Climb back to dominance (1921–1941)

By the end of its post-war slump, Nebraska had been led by 15 head coaches over 31 years. However, a period of relative stability followed, beginning with the hire of Fred Dawson (1921–24, 23–7–2, 0.750) in 1921. Dawson arrived at Nebraska after stints at ColumbiaDenver, and Virginia. During the entire three-year tenure of Knute Rockne’s famed Four Horsemen, Notre Dame lost only two games; one each in 1922 and 1923, both to Nebraska in Lincoln. In Dawson’s four years he won three conference titles and compiled the best record of any Nebraska coach from this era.

First-time head coach Ernest E. Bearg (1925–28, 23–7–3, 0.742) won the conference title in his final season before handing over the team to Dana X. Bible (1929–36, 50–15–7, 0.743). Bible had an established reputation after fifteen years as a head coach, winning five Southwest Conference championships at Texas A&M, and his success continued as he led Nebraska to six more conference titles in eight seasons.

While Biff Jones (1937–41, 28–14–4, 0.652) was not as successful as his predecessors, he managed to win two conference titles and led Nebraska to their first bowl game, a 21–13 loss to Stanford in the 1941 Rose Bowl. The following year, as the United States was drawn closer to involvement in World War II, Jones’ program suffered, losing five straight games for the first time. One week after the final game of the season, Japan attacked Pearl Harbor and, much like 20 years prior, Nebraska’s football fortunes headed downward as the country headed into war.

Slide into obscurity (1942–1961)

Nebraska was led by three head coaches during the war years, which saw a scarcity of players available while most of the country’s college-aged men were fighting abroad. By the time the war ended in 1945, the Cornhuskers had gone 11–24 over the previous four seasons.

This time, however, Nebraska’s fortunes did not improve after the war. Bernie Masterson (1946–47, 5–13, 0.278) recorded the school’s worst-ever winning percentage in his first and only head football coaching appointment. Masterson’s predecessor George Clark (1945, 1948, 6–13–0, 0.316), a veteran of both wars with an extensive coaching pedigree, returned for the 1948 season while a search was conducted for his new successor. After the season, Clark became NU’s athletic director, a position he held until 1953.
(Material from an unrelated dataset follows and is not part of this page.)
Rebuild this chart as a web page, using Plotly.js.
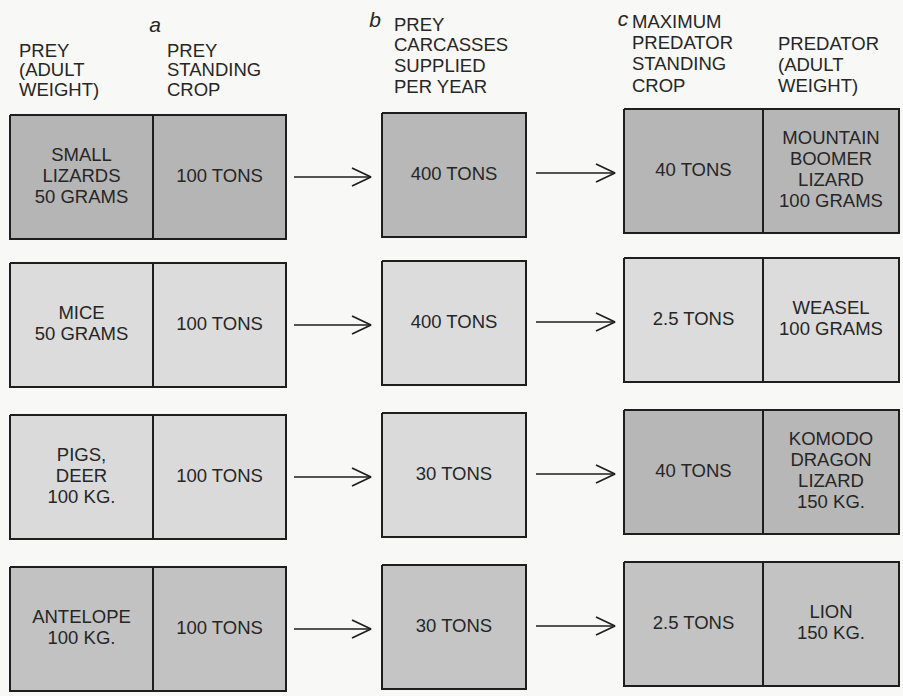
<!DOCTYPE html>
<html>
<head>
<meta charset="utf-8">
<script src="https://cdn.plot.ly/plotly-3.0.1.min.js"></script>
<style>html,body{margin:0;padding:0;background:#f8f8f6;}#chart{width:903px;height:696px;}</style>
</head>
<body>
<div id="chart"></div>
<script>
// ---- data ----
const preyAnimal = ["SMALL<br>LIZARDS<br>50 GRAMS", "MICE<br>50 GRAMS", "PIGS,<br>DEER<br>100 KG.", "ANTELOPE<br>100 KG."];
const preyCropTons = [100, 100, 100, 100];
const carcassTons = [400, 400, 30, 30];
const predatorCropTons = [40, 2.5, 40, 2.5];
const predatorAnimal = ["MOUNTAIN<br>BOOMER<br>LIZARD<br>100 GRAMS", "WEASEL<br>100 GRAMS", "KOMODO<br>DRAGON<br>LIZARD<br>150 KG.", "LION<br>150 KG."];
const columnHeaders = ["PREY<br>(ADULT<br>WEIGHT)", "PREY<br>STANDING<br>CROP", "PREY<br>CARCASSES<br>SUPPLIED<br>PER YEAR", "MAXIMUM<br>PREDATOR<br>STANDING<br>CROP", "PREDATOR<br>(ADULT<br>WEIGHT)"];
const panelLetters = ["a", "b", "c"];

// ---- styling / layout constants ----
const shadeLeft  = ["#b5b5b5", "#dcdcdc", "#dadada", "#c2c2c2"];
const shadeMid   = ["#b8b8b8", "#dcdcdc", "#dadada", "#c5c5c5"];
const shadeRight = ["#b6b6b6", "#dcdcdc", "#b7b7b7", "#c3c3c3"];
const L = {x0: 10, x1: 286, div: 153};
const M = {x0: 382, x1: 526};
const R = {x0: 624, x1: 899, div: 763};
const topL = [115, 263, 415, 567];
const topM = [113, 261, 413, 565];
const topR = [109, 258, 410, 562];
const H = 124;
const FONT = "Liberation Sans, Arial, sans-serif";
const INK = "#262626";
const LH = 21;

const fmt = v => v + " TONS";
const traces = [];

function box(x0, x1, y0, y1, fill) {
  traces.push({type: "scatter", mode: "lines", x: [x0, x1, x1, x0, x0], y: [y0, y0, y1, y1, y0],
    fill: "toself", fillcolor: fill, line: {color: "#1e1e1e", width: 2}, hoverinfo: "skip"});
}
function arrow(xa, xb, y) {
  traces.push({type: "scatter", mode: "lines", x: [xa, xb, null, xb - 19, xb, xb - 19], y: [y, y, null, y - 9, y, y + 9],
    line: {color: "#1e1e1e", width: 1.7}, hoverinfo: "skip"});
}
const tx = [], ty = [], tt = [];
function centered(text, cx, cy) {
  const lines = text.split("<br>");
  lines.forEach((s, i) => { tx.push(cx); ty.push(cy + (i - (lines.length - 1) / 2) * LH); tt.push(s); });
}
const hx = [], hy = [], ht = [];
function leftText(text, x, y0, step) {
  text.split("<br>").forEach((s, i) => { hx.push(x); hy.push(y0 + i * step); ht.push(s); });
}

for (let r = 0; r < 4; r++) {
  box(L.x0, L.div, topL[r], topL[r] + H, shadeLeft[r]);
  box(L.div, L.x1, topL[r], topL[r] + H, shadeLeft[r]);
  box(M.x0, M.x1, topM[r], topM[r] + H, shadeMid[r]);
  box(R.x0, R.div, topR[r], topR[r] + H, shadeRight[r]);
  box(R.div, R.x1, topR[r], topR[r] + H, shadeRight[r]);
  arrow(294, 371, topL[r] + H / 2);
  arrow(536, 615, topR[r] + H / 2 + 2);
  centered(preyAnimal[r], (L.x0 + L.div) / 2, topL[r] + H / 2);
  centered(fmt(preyCropTons[r]), (L.div + L.x1) / 2, topL[r] + H / 2);
  centered(fmt(carcassTons[r]), (M.x0 + M.x1) / 2, topM[r] + H / 2);
  centered(fmt(predatorCropTons[r]), (R.x0 + R.div) / 2, topR[r] + H / 2);
  centered(predatorAnimal[r], (R.div + R.x1) / 2, topR[r] + H / 2);
}

leftText(columnHeaders[0], 19, 52, 19.5);
leftText(columnHeaders[1], 167, 52, 19.5);
leftText(columnHeaders[2], 394, 26, 20.7);
leftText(columnHeaders[3], 632, 23, 21.3);
leftText(columnHeaders[4], 778, 45, 21);

traces.push({type: "scatter", mode: "text", x: tx, y: ty, text: tt, textposition: "middle center",
  textfont: {family: FONT, size: 18.5, color: INK}, hoverinfo: "skip"});
traces.push({type: "scatter", mode: "text", x: hx, y: hy, text: ht, textposition: "middle right",
  marker: {size: 0}, textfont: {family: FONT, size: 18.5, color: INK}, hoverinfo: "skip"});
traces.push({type: "scatter", mode: "text", x: [155, 375, 623], y: [27, 22, 21],
  text: panelLetters.map(s => "<i>" + s + "</i>"), textposition: "middle center",
  textfont: {family: FONT, size: 21, color: INK}, hoverinfo: "skip"});

const layout = {
  width: 903, height: 696,
  margin: {l: 0, r: 0, t: 0, b: 0},
  paper_bgcolor: "#f8f8f6", plot_bgcolor: "#f8f8f6",
  showlegend: false, hovermode: false,
  xaxis: {range: [0, 903], visible: false, fixedrange: true},
  yaxis: {range: [696, 0], visible: false, fixedrange: true}
};
Plotly.newPlot("chart", traces, layout, {staticPlot: true, displayModeBar: false});
</script>
</body>
</html>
Clark hired Bill Glassford (1949–55, 50–40–4, 0.553), whose up-and-down tenure included a 6–2–1 1950 season and Nebraska’s second-ever bowl appearance, a 34–7 loss to Duke in the 1955 Orange Bowl. Following Glassford was rookie head coach Pete Elliott, a former quarterback who led Michigan to the 1948 national championship. Elliott would later lead the Illinois Fighting Illini to a Rose Bowl win, but he went only 4–6 (0.400) in his one year at Nebraska. His replacement, Bill Jennings (1957–61, 15–34–1, 0.310), fared even worse in Lincoln, coaching the team for five seasons and not reaching .500 in any of them.

Prior to 1941, Nebraska’s all-time winning percentage was .732, seventh-best in college football, trailing only Yale, Princeton, Notre Dame, Harvard, Michigan, and Minnesota. Over the next two decades, however, NU’s winning percentage was .368, which ranked 126th out of 133 Division I teams and was higher than only fellow Big Eight member Kansas State among major-conference teams.

Bob Devaney era (1962–1972)

Bob Devaney, head coach from 1962 to 1972

When Bob Devaney (1962–72, 101–20–2, 0.829) was hired from Wyoming, he immediately turned around Nebraska’s football fortunes. He led the Cornhuskers to a 9–2 record in his first season, capping it with the school’s first bowl win, beating Miami in the 1962 Gotham Bowl. This was the first of 40 consecutive winning seasons for the Cornhuskers, and Nebraska’s NCAA-record sellout streak began in the seventh game of 1962. After five straight seasons with a bowl appearance, Devaney’s teams went 6–4 in both 1967 and 1968, prompting a major shift in the team’s offensive philosophy. This transition mainly involved offensive assistant Tom Osborne and his now-famed I-form offense, which Nebraska would run for the next 35 years. Over the following four seasons, with Osborne installed as offensive coordinator, Nebraska suffered just four losses, winning the conference title in each year and securing the program’s first two claimed national championships.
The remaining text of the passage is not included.